Long ago, while completing my graduate work in comparative literature at Yale, I came upon an anecdote about an incident when a French Romantic poet (perhaps Baudelaire) was asked how to write a poem. Long pause....then the response. "Draw a birdcage and leave the door open, then you wait and wait and wait. After what may be a very long time, maybe a bird flies through the door. Erase the cage."
Doorley and Witthoft present and explain a process by which to create space to set the stage for creative collaboration. More specifically, they explain HOW to
o Build a space on the cheap
o Set up a personal studio space
o Jump-start an existing space
o Find other ways to find stuff
o Make a space for new ideas
o Make a space to stay focused
o Make a flexible space
o Build a workshop
o Shape behavior with space
o Created a shared team-space
To repeat, Doorley and Witthoft explain HOW to achieve each of these objectives.
They also achieve their own objectives as co-authors. More specifically, objectives suggested in these comments by George Kembel, global director and co-founder of the Hasso Plattner Institute of Design at Stanford: "This book is an attempt to capture what the d.school adventure has taught us along the way and is a tool to help you to use space to develop your unique culture. I hope our story is an encouragement to you, suggesting that big things often have small beginnings, that radical change usually starts with brave but little steps, and that when people feel safe to try something new, spectacular things can happen. Good luck as you make space in your life, your teams, and your organization to innovate!"
* * *
Scott Doorley is co-director of the Environments Collaborative & Creative Director at the Hasso Plattner Institute of Design at Stanford. Broadly, Scott's work focuses on how physical context and digital media can enhance human experience. He teaches several classes in subjects at the intersection of design and media arts: storytelling & visual communication, improv, and digital media design.

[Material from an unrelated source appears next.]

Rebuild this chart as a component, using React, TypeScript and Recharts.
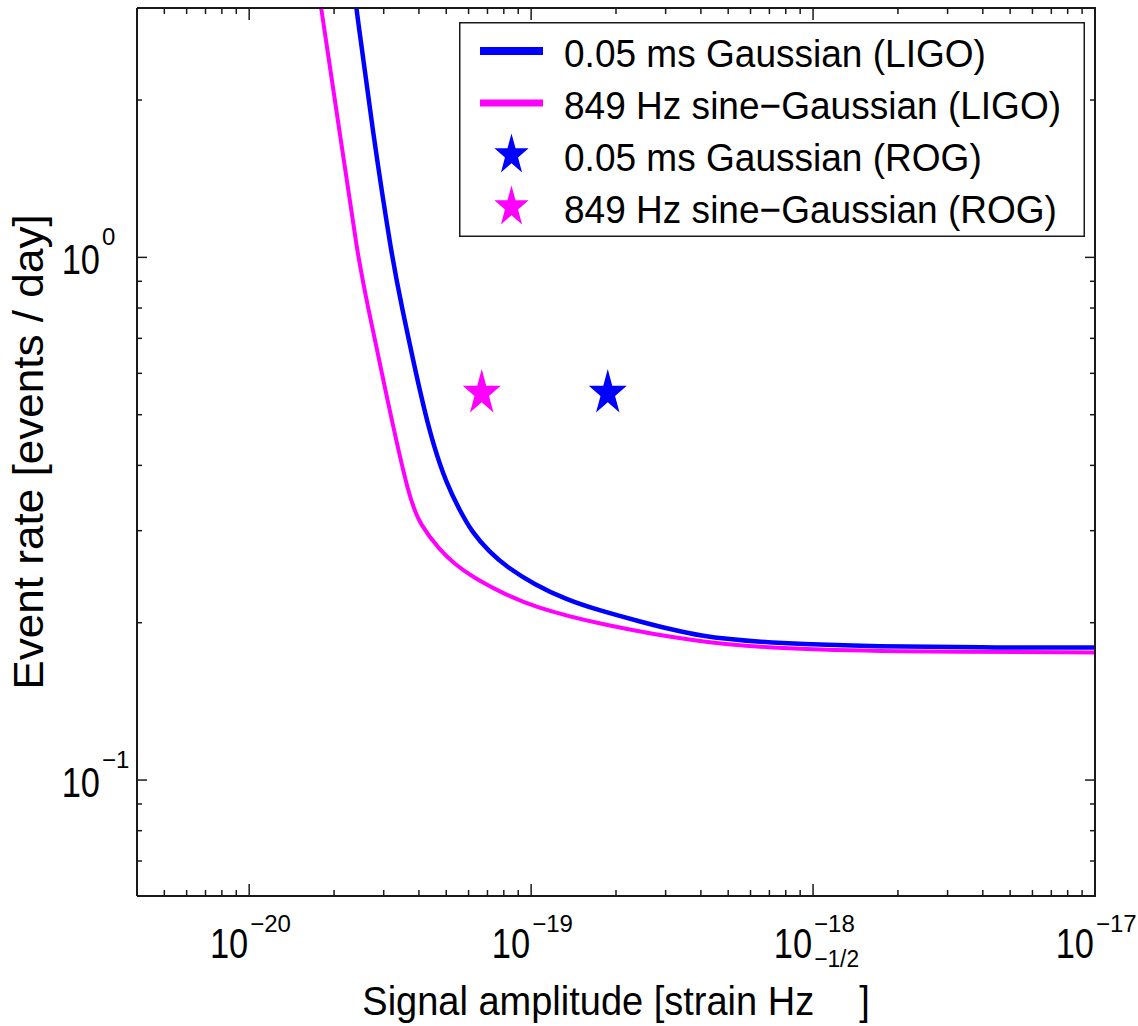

Scott has degrees in Film from the University of California, Los Angeles (BA '96), and Learning, Design, & Technology from Stanford University (MA '06).
Scott Witthoft is co-director of the Environments Collaborative at the Hasso Plattner Institute of Design at Stanford -- the d.school. His professional work as an engineer and a designer has focused on understanding and manipulating interactions among systems. As a Lecturer at Stanford University, he teaches classes in human-centered design and storytelling & visual communication. Scott has degrees in Civil Engineering from Washington University in St. Louis (BS, '99) and The University of Texas at Austin (MS, '00), and Product Design from Stanford University (MSE '08).